Lava Jato e corporação
FSP
A prática de selecionar o chefe do Ministério Público Federal
a partir de uma lista de três nomes, definidos a partir do voto dos
próprios procuradores, sem dúvida contribuiu para o avanço essencial da
autonomia da instituição.
Mesmo sem obrigação legal, desde 2003 os presidentes da República têm
indicado o procurador-geral –que também precisa passar pelo crivo do
Senado— por esse método. Reduziu-se, assim, o risco de escolhas baseadas
em afinidades políticas ou, na pior hipótese, em expectativas de
complacência na investigação de desmandos.
Mas, por meritório que seja, o mecanismo não raro atiça os vícios do
corporativismo que infesta o serviço público brasileiro.
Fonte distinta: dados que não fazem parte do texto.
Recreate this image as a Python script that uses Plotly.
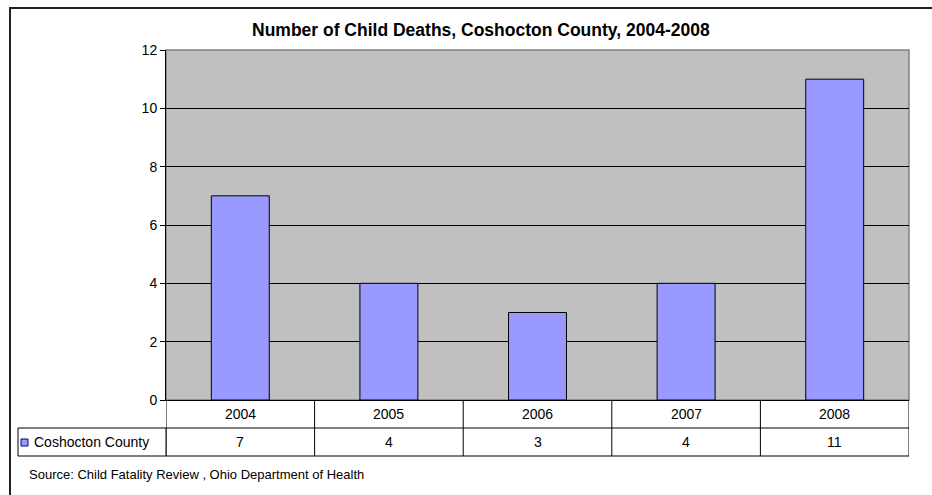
import plotly.graph_objects as go

years = ["2004", "2005", "2006", "2007", "2008"]
deaths = [7, 4, 3, 4, 11]
series_name = "Coshocton County"
title = "Number of Child Deaths, Coshocton County, 2004-2008"
source = "Source: Child Fatality Review , Ohio Department of Health"

W, H = 932, 495
L, R, T, B = 166, 909, 50, 400   # plot area in pixels


def px(x):
    return (x - L) / (R - L)


def py(y):
    return (B - y) / (B - T)


FONT = "Liberation Sans, Arial, sans-serif"
BAR = "#9999FF"

fig = go.Figure()
fig.add_trace(go.Bar(
    x=years, y=deaths, name=series_name,
    marker=dict(color=BAR, line=dict(color="black", width=1)),
    showlegend=False,
))

shapes = []
# plot area frame (gray), drawn below traces
shapes.append(dict(type="rect", xref="paper", yref="paper", x0=0, x1=1, y0=0, y1=1,
                   line=dict(color="#808080", width=1.5), layer="below"))
# outer chart frame
shapes.append(dict(type="path", xref="paper", yref="paper",
                   path=f"M {px(10)} {py(510)} L {px(10)} {py(8)} L {px(940)} {py(8)}",
                   line=dict(color="#222222", width=2)))
# data table lines
for yy in (428, 456):
    shapes.append(dict(type="line", xref="x", yref="paper", x0=-0.5, x1=len(years) - 0.5,
                       y0=py(yy), y1=py(yy), line=dict(color="black", width=1)))
for i in range(len(years) + 1):
    shapes.append(dict(type="line", xref="x", yref="paper", x0=i - 0.5, x1=i - 0.5,
                       y0=py(400), y1=py(456), line=dict(color="black", width=1)))
# legend cell
shapes.append(dict(type="rect", xref="paper", yref="paper", x0=px(18), x1=px(166),
                   y0=py(456), y1=py(428), line=dict(color="black", width=1)))
shapes.append(dict(type="rect", xref="paper", yref="paper", x0=px(21), x1=px(28),
                   y0=py(446), y1=py(439), fillcolor=BAR, line=dict(color="#000080", width=1)))

annotations = []
for i, (yr, v) in enumerate(zip(years, deaths)):
    annotations.append(dict(x=i, y=py(414), xref="x", yref="paper", text=yr,
                            xanchor="center", yanchor="middle",
                            showarrow=False, font=dict(size=14, color="black")))
    annotations.append(dict(x=i, y=py(442), xref="x", yref="paper", text=str(v),
                            xanchor="center", yanchor="middle",
                            showarrow=False, font=dict(size=14, color="black")))
annotations.append(dict(x=px(32), y=py(442), xref="paper", yref="paper", text=series_name,
                        xanchor="left", yanchor="middle", showarrow=False,
                        font=dict(size=14, color="black")))
annotations.append(dict(x=px(27), y=py(474), xref="paper", yref="paper", text=source,
                        xanchor="left", yanchor="middle", showarrow=False,
                        font=dict(size=13, color="black")))
annotations.append(dict(x=px(481), y=py(30), xref="paper", yref="paper", text=f"<b>{title}</b>",
                        xanchor="center", yanchor="middle", showarrow=False,
                        font=dict(size=17.5, color="black")))

fig.update_layout(
    width=W, height=H,
    margin=dict(l=L, r=W - R, t=T, b=H - B, pad=0),
    paper_bgcolor="white", plot_bgcolor="#C0C0C0",
    font=dict(family=FONT, size=14, color="black"),
    bargap=0.61,
    shapes=shapes, annotations=annotations,
    xaxis=dict(type="category", range=[-0.5, len(years) - 0.5], showticklabels=False,
               showgrid=False, showline=True, linecolor="black", linewidth=1, ticks="",
               fixedrange=True),
    yaxis=dict(range=[0, 12], dtick=2, showgrid=True, gridcolor="black", gridwidth=1,
               showline=True, linecolor="black", linewidth=1, ticks="outside", ticklen=5,
               tickcolor="black", zeroline=False, fixedrange=True),
)

# the page body has a default 8px margin; remove it so the figure sits at the window origin
fig.write_html("out.html", config={"displayModeBar": False},
               post_script="document.body.style.margin='0';")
Trata-se,
afinal, de uma eleição entre colegas de trabalho.
Foi o que se viu no processo destinado a apontar o sucessor de Rodrigo
Janot no comando da Procuradoria-Geral —que culminou na opção do
presidente Michel Temer (PMDB) por Raquel Dodge, segunda mais votada por
seus pares.
Na busca dos votos, candidatos à lista tríplice comprometeram-se não só a
manter os rumos da Lava Jato, mas também com a defesa de privilégios
funcionais que, aos ouvidos dos que não frequentam a elite da burocracia
estatal, certamente soam absurdos.
Conforme noticiou esta Folha,
deseja-se generalizar, por exemplo, o auxílio-moradia de quase R$ 4.400
mensais, também recebido pelos juízes. A benesse é concedida até a quem
dispõe de casa própria na região em que atua; agora cogita-se
estendê-la, pasme-se, a procuradores aposentados.
Predominou entre os postulantes, aliás, a tese de que se deve minorar a
diferença de remuneração entre ativos e inativos —como se os proventos
destes, já muito superiores aos da esmagadora maioria dos brasileiros,
não devessem se limitar ao permitido por suas contribuições
previdenciárias.
Resta evidente que plataformas do gênero são incompatíveis com as
tentativas em andamento de reequilibrar o Orçamento federal, em
particular o limite fixado para os gastos e a reforma da Previdência.
De modo perigoso, tais medidas têm sido questionadas, em categorias
influentes do Estado, com argumentos relacionados à defesa de
instituições e até da Lava Jato. Em outubro, por exemplo, Janot
considerou inconstitucional o teto das despesas e disse que estava
ameaçado o combate à corrupção.
Há que separar uma coisa da outra. Se policiais, procuradores e juízes
merecem créditos pela queda da sensação de impunidade no país, é também
essencial que todo o setor público aprenda a se manter com a já
excessiva parcela que consome da renda da sociedade.